### Your instructions
Omit the pictures and print exactly the lines of the listing below, starting at the first and ending at the line containing "const yTicks = [80, 100, 120, 140, 160];".

### Data block
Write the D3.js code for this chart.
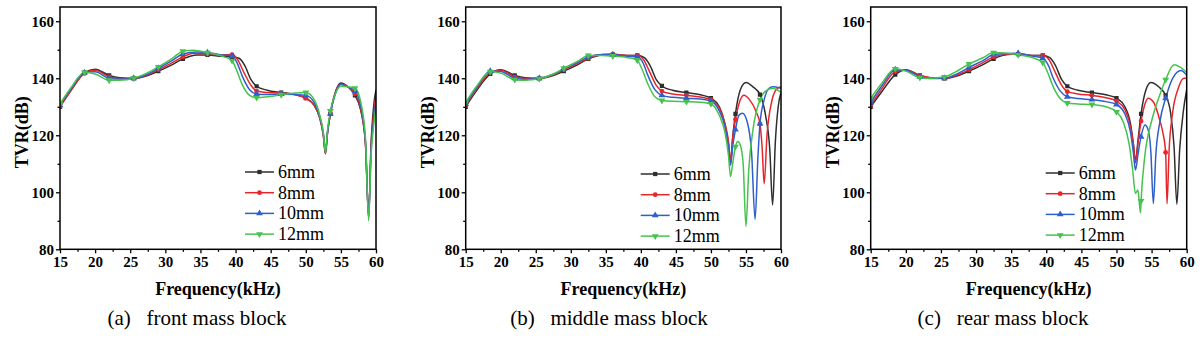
<!DOCTYPE html>
<html>
<head>
<meta charset="utf-8">
<script src="https://cdn.jsdelivr.net/npm/d3@7"></script>
<style>
  body { margin: 0; background: #fff; }
  svg { display: block; }
  svg text { font-family: "Liberation Serif", "Times New Roman", Times, "DejaVu Serif", serif !important; }
</style>
</head>
<body>
<div id="chart"></div>
<script>
// series labels, colours and marker frequencies
const seriesNames = ["6mm", "8mm", "10mm", "12mm"];
const seriesColors = ["#2e2e2e", "#e8262a", "#2f5fcc", "#46c24f"];
const markerFreqs = [15, 18.5, 22, 25.5, 29, 32.5, 36, 39.5, 43, 46.5, 50, 53.5, 57];
const xTicks = [15, 20, 25, 30, 35, 40, 45, 50, 55, 60];
const yTicks = [80, 100, 120, 140, 160];

// (a) front mass block
const front6 = [[15,130],[16.5,135.5],[18.5,142],[20,143.2],[22,141],[23.5,140.2],[25.5,140],[27.5,141],[29,142.5],[31,144.8],[32.5,146.8],[34.5,148.2],[36,148.2],[38,147.7],[39.5,147.5],[40.5,147],[41.3,144.5],[42.2,139.5],[43,137.2],[44.5,135.8],[46.5,135],[48.5,134.3],[50,133],[51.2,130.5],[52,126],[52.5,120],[52.8,113.5],[53.1,121],[53.5,127.5],[54.2,135],[55,138.3],[56,137],[57,134],[57.8,129],[58.5,117],[58.95,92],[59.3,117],[59.7,131],[60,136]];
const front8 = [[15,130],[16.5,135.5],[18.5,141.7],[20,142.8],[22,140.5],[23.5,139.9],[25.5,140],[27.5,141.2],[29,143],[31,145.5],[32.5,147.5],[34,148.8],[36,148.5],[38,148.2],[39.5,148.3],[40.3,146.5],[41.2,142],[42.2,137.5],[43,135.5],[44.5,135],[46.5,134.8],[48.5,134.2],[50,133],[51.2,130.5],[52,126],[52.5,120],[52.8,113.5],[53.1,121],[53.5,127.5],[54.2,134.8],[55,138],[56,137],[57,134.5],[57.8,129.5],[58.5,117],[58.95,91],[59.3,116],[59.7,128],[60,134]];
const front10 = [[15,130.5],[16.5,136],[18.5,142],[20,142.3],[22,140],[23.5,139.7],[25.5,140],[27.5,141.5],[29,143.5],[31,146.3],[32.5,148.5],[34.5,149.2],[36,149],[38,148.2],[39.5,147.8],[40.2,145.5],[41,140.5],[42,136],[43,134.5],[44.5,134.3],[46.5,134.5],[48.5,134.3],[50,134],[51.2,131.5],[52,126.5],[52.5,120.5],[52.8,114],[53.1,121],[53.5,127.5],[54.2,134.5],[55,137.8],[56,137],[57,135.5],[57.8,130.5],[58.5,118],[58.95,91],[59.3,115],[59.7,126],[60,132]];
const front12 = [[15,131],[16.5,136.5],[18.5,142],[20,141.5],[22,139.3],[23.5,139.3],[25.5,140],[27.5,142],[29,144],[31,147],[32.5,149.5],[34,149.8],[36,149],[38,147.8],[39.5,146.2],[40.2,142.5],[41,137.5],[42,134],[43,133.2],[44.5,133.5],[46.5,134.2],[48.5,134.8],[50,135],[51.2,132.5],[52,127],[52.5,121],[52.8,114],[53.1,122],[53.5,128.5],[54.2,134.5],[55,137.2],[56,137],[57,136.5],[57.8,132],[58.5,119],[58.95,90],[59.3,113],[59.7,124],[60,130]];

// (b) middle mass block
const middle6 = [[15,130],[16.5,135.5],[18.5,141.5],[20,143],[22,141],[23.5,140.2],[25.5,140],[27.5,141],[29,142.5],[31,144.8],[32.5,146.8],[34.5,148.2],[36,148.3],[38,148],[39.5,148],[40.5,147.2],[41.3,144.5],[42.2,139.5],[43,137.3],[44.5,135.8],[46.5,135],[48.5,134.2],[50,133],[51.2,130],[52,124],[52.5,117],[52.8,110],[53.1,119],[53.5,127.5],[54.2,136],[55,138.5],[56,137],[57,134.3],[57.8,127],[58.4,115],[58.8,95.5],[59.2,118],[59.6,130],[60,135]];
const middle8 = [[15,130.5],[16.5,136],[18.5,142],[20,142.8],[22,140.5],[23.5,139.9],[25.5,140],[27.5,141.2],[29,143],[31,145.2],[32.5,147],[34.5,148.3],[36,148.5],[38,148],[39.5,148],[40.4,146.5],[41.2,142.5],[42.2,137.5],[43,135.5],[44.5,134.5],[46.5,134],[48.5,133.4],[50,132.5],[51.2,129.5],[52,124],[52.5,118],[52.8,111],[53.1,119],[53.5,125.5],[54,131],[54.7,134],[55.5,132.5],[56.5,128],[57,124],[57.3,116],[57.6,103],[58,120],[58.6,131],[59.3,136],[60,137]];
const middle10 = [[15,131],[16.5,136.5],[18.5,142.5],[20,142.4],[22,140],[23.5,139.6],[25.5,140],[27.5,141.4],[29,143.3],[31,145.6],[32.5,147.5],[34.5,148.3],[36,148.3],[38,147.7],[39.5,147.5],[40.3,145.5],[41,141],[42,136],[43,134],[44.5,133.3],[46.5,133],[48.5,132.7],[50,132],[51.2,128.5],[52,123],[52.5,116],[52.8,109.5],[53.1,116],[53.5,122],[54,127],[54.5,127.7],[55.2,124.5],[55.8,114],[56.3,90.5],[56.7,112],[57,124],[57.6,132.5],[58.3,136.5],[58.8,137],[60,136.5]];
const middle12 = [[15,131.5],[16.5,137],[18.5,142.3],[20,141.8],[22,139.5],[23.5,139.3],[25.5,139.8],[27.5,141.5],[29,143.5],[31,146],[32.5,148],[34.5,148],[36,147.8],[38,147.3],[39.5,146.3],[40.2,143],[41,138],[42,133.5],[43,132.2],[44.5,131.9],[46.5,131.8],[48.5,131.6],[50,131],[51.2,127],[52,121],[52.5,113],[52.8,105.5],[53.1,110],[53.5,116],[53.8,117.8],[54.2,116.5],[54.6,110],[55,88],[55.4,108],[56,122],[57,132.5],[57.8,135.5],[58.8,136.5],[60,135]];

// (c) rear mass block
const rear6 = [[15,130],[16.5,135],[18.5,141.3],[20,143],[22,141],[23.5,140.2],[25.5,140],[27.5,141],[29,142.5],[31,144.8],[32.5,146.8],[34.5,148.3],[36,148.5],[38,148],[39.5,148],[40.5,147.2],[41.3,144.5],[42.2,139.5],[43,137.2],[44.5,135.8],[46.5,135],[48.5,134.2],[50,133],[51.2,130],[52,124],[52.4,117],[52.7,111],[53.1,119],[53.5,127.5],[54.2,136],[54.9,138.5],[56,137],[57,134],[57.7,128],[58.2,116],[58.6,95.8],[59,115],[59.5,128],[60,136]];
const rear8 = [[15,130.5],[16.5,136],[18.5,142.3],[20,142.8],[22,141],[23.5,140.2],[25.5,140],[27.5,141.3],[29,143],[31,145.5],[32.5,147.5],[34.5,148.4],[36,148.5],[38,148],[39.5,148],[40.4,146.5],[41.2,142.5],[42.2,137.5],[43,135.3],[44.5,134.5],[46.5,134],[48.5,133.2],[50,132],[51.2,129],[52,123],[52.4,117],[52.7,110.3],[53.1,118],[53.5,125],[54,130.5],[54.5,133],[55.3,131.5],[56.2,125],[56.6,121],[57,114],[57.2,96],[57.5,115],[58,128],[58.8,136.5],[59.6,140],[60,140]];
const rear10 = [[15,131.5],[16.5,137],[18.5,143],[20,142.8],[22,140.5],[23.5,139.9],[25.5,140],[27.5,141.8],[29,143.8],[31,146.2],[32.5,148.3],[34.5,148.7],[36,148.8],[38,147.8],[39.5,147],[40.3,144.5],[41,140],[42,135.5],[43,133.5],[44.5,132.9],[46.5,132.5],[48.5,131.8],[50,130.8],[51.2,127.5],[52,121],[52.4,114],[52.7,107.8],[53.1,114],[53.5,119.5],[54.05,123.6],[54.5,122],[54.9,114],[55.25,96],[55.6,113],[56.2,125],[57,133],[58,140],[59.2,142.7],[60,141]];
const rear12 = [[15,133],[16.5,138],[18.5,143.3],[20,142.5],[22,140.2],[23.5,140],[25.5,140.5],[27.5,142.8],[29,145],[31,147.2],[32.5,149],[34.5,148.8],[36,148.2],[38,147.3],[39.5,145.5],[40.2,142],[41,137],[42,132.8],[43,131.3],[44.5,131],[46.5,130.8],[48.5,130],[50,128.2],[51,124.5],[51.8,117],[52.3,108],[52.7,99.6],[53.05,100.8],[53.42,92.8],[53.5,97],[54,112],[55,125],[56,133],[57,139.5],[58.2,144.7],[59,144],[60,142]];

const W = 1200, H = 338;
const plotTop = 7, plotBottom = 249.3;
const serif = '"Liberation Serif", "Times New Roman", Times, "DejaVu Serif", serif';

const panels = [
  { left: 60,    right: 376,    caption: "(a)   front mass block",  capX: 197,  legendDx: 185, legendY: 172, series: [front6, front8, front10, front12] },
  { left: 465.7, right: 781,    caption: "(b)   middle mass block", capX: 609,  legendDx: 175, legendY: 174, series: [middle6, middle8, middle10, middle12] },
  { left: 870.7, right: 1186.7, caption: "(c)   rear mass block",   capX: 1003, legendDx: 175, legendY: 173, series: [rear6, rear8, rear10, rear12] }
];

const svg = d3.select("#chart").append("svg")
  .attr("width", W).attr("height", H)
  .attr("font-family", serif);

const symbols = [d3.symbolSquare, d3.symbolCircle, d3.symbolTriangle, d3.symbolTriangle];
const symbolSize = [18, 18, 20, 20];
const symbolRot = [0, 0, 0, 180];

function marker(g, i, x, y) {
  g.append("path")
    .attr("d", d3.symbol().type(symbols[i]).size(symbolSize[i])())
    .attr("transform", `translate(${x},${y}) rotate(${symbolRot[i]})`)
    .attr("fill", seriesColors[i]);
}

panels.forEach((p, pi) => {
  const x = d3.scaleLinear().domain([15, 60]).range([p.left, p.right]);
  const y = d3.scaleLinear().domain([80, 165]).range([plotBottom, plotTop]);
  const g = svg.append("g");

  g.append("clipPath").attr("id", "clip" + pi)
    .append("rect")
    .attr("x", p.left).attr("y", plotTop)
    .attr("width", p.right - p.left).attr("height", plotBottom - plotTop);

  const line = d3.line()
    .x(d => x(d[0])).y(d => y(d[1]))
    .curve(d3.curveMonotoneX);

  const plot = g.append("g").attr("clip-path", `url(#clip${pi})`);
  p.series.forEach((s, i) => {
    plot.append("path")
      .datum(s)
      .attr("d", line)
      .attr("fill", "none")
      .attr("stroke", seriesColors[i])
      .attr("stroke-width", 1.5);
  });
  p.series.forEach((s, i) => {
    s.filter(d => markerFreqs.includes(d[0]))
      .forEach(d => marker(plot, i, x(d[0]), y(d[1])));
  });

  // axes
  const xAxis = g.append("g")
    .attr("transform", `translate(0,${plotBottom})`)
    .call(d3.axisBottom(x).tickValues(xTicks).tickSize(4).tickPadding(3));
  g.append("g")
    .attr("transform", `translate(0,${plotBottom})`)
    .call(d3.axisBottom(x).tickValues(d3.range(17.5, 60, 5)).tickSize(2.5).tickFormat(""));
  const yAxis = g.append("g")
    .attr("transform", `translate(${p.left},0)`)
    .call(d3.axisLeft(y).tickValues(yTicks).tickSize(4).tickPadding(2));
  g.append("g")
    .attr("transform", `translate(${p.left},0)`)
    .call(d3.axisLeft(y).tickValues([90, 110, 130, 150]).tickSize(2.5).tickFormat(""));

  g.selectAll(".tick line").attr("stroke", "#000").attr("stroke-width", 1.3);
  g.selectAll(".domain").remove();
  g.selectAll("g").attr("font-family", serif);
  [xAxis, yAxis].forEach(a => a.selectAll("text")
    .attr("fill", "#000")
    .style("font-size", "15px")
    .style("font-weight", "bold"));

  g.append("rect")
    .attr("x", p.left).attr("y", plotTop)
    .attr("width", p.right - p.left).attr("height", plotBottom - plotTop)
    .attr("fill", "none").attr("stroke", "#000").attr("stroke-width", 1.5);

  // titles
  g.append("text")
    .attr("x", (p.left + p.right) / 2).attr("y", 295)
    .attr("text-anchor", "middle")
    .style("font-size", "18px").style("font-weight", "bold")
    .text("Frequency(kHz)");
  g.append("text")
    .attr("transform", `translate(${p.left - 32},${(plotTop + plotBottom) / 2 + 4}) rotate(-90)`)
    .attr("text-anchor", "middle")
    .style("font-size", "18px").style("font-weight", "bold")
    .text("TVR(dB)");
  g.append("text")
    .attr("x", p.capX).attr("y", 325)
    .attr("text-anchor", "middle")
    .style("font-size", "21px")
    .style("white-space", "pre")
    .attr("xml:space", "preserve")
    .text(p.caption);

  // legend
  const lx = p.left + p.legendDx;
  seriesNames.forEach((name, i) => {
    const ly = p.legendY + i * 20.7;
    g.append("line")
      .attr("x1", lx).attr("x2", lx + 29)
      .attr("y1", ly).attr("y2", ly)
      .attr("stroke", seriesColors[i]).attr("stroke-width", 1.5);
    marker(g, i, lx + 14.5, ly);
    g.append("text")
      .attr("x", lx + 33).attr("y", ly + 6)
      .style("font-size", "18px")
      .text(name);
  });
});
</script>
</body>
</html>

### Answer to this problem
Write the D3.js code for this chart.
<!DOCTYPE html>
<html>
<head>
<meta charset="utf-8">
<script src="https://cdn.jsdelivr.net/npm/d3@7"></script>
<style>
  body { margin: 0; background: #fff; }
  svg { display: block; }
  svg text { font-family: "Liberation Serif", "Times New Roman", Times, "DejaVu Serif", serif !important; }
</style>
</head>
<body>
<div id="chart"></div>
<script>
// series labels, colours and marker frequencies
const seriesNames = ["6mm", "8mm", "10mm", "12mm"];
const seriesColors = ["#2e2e2e", "#e8262a", "#2f5fcc", "#46c24f"];
const markerFreqs = [15, 18.5, 22, 25.5, 29, 32.5, 36, 39.5, 43, 46.5, 50, 53.5, 57];
const xTicks = [15, 20, 25, 30, 35, 40, 45, 50, 55, 60];
const yTicks = [80, 100, 120, 140, 160];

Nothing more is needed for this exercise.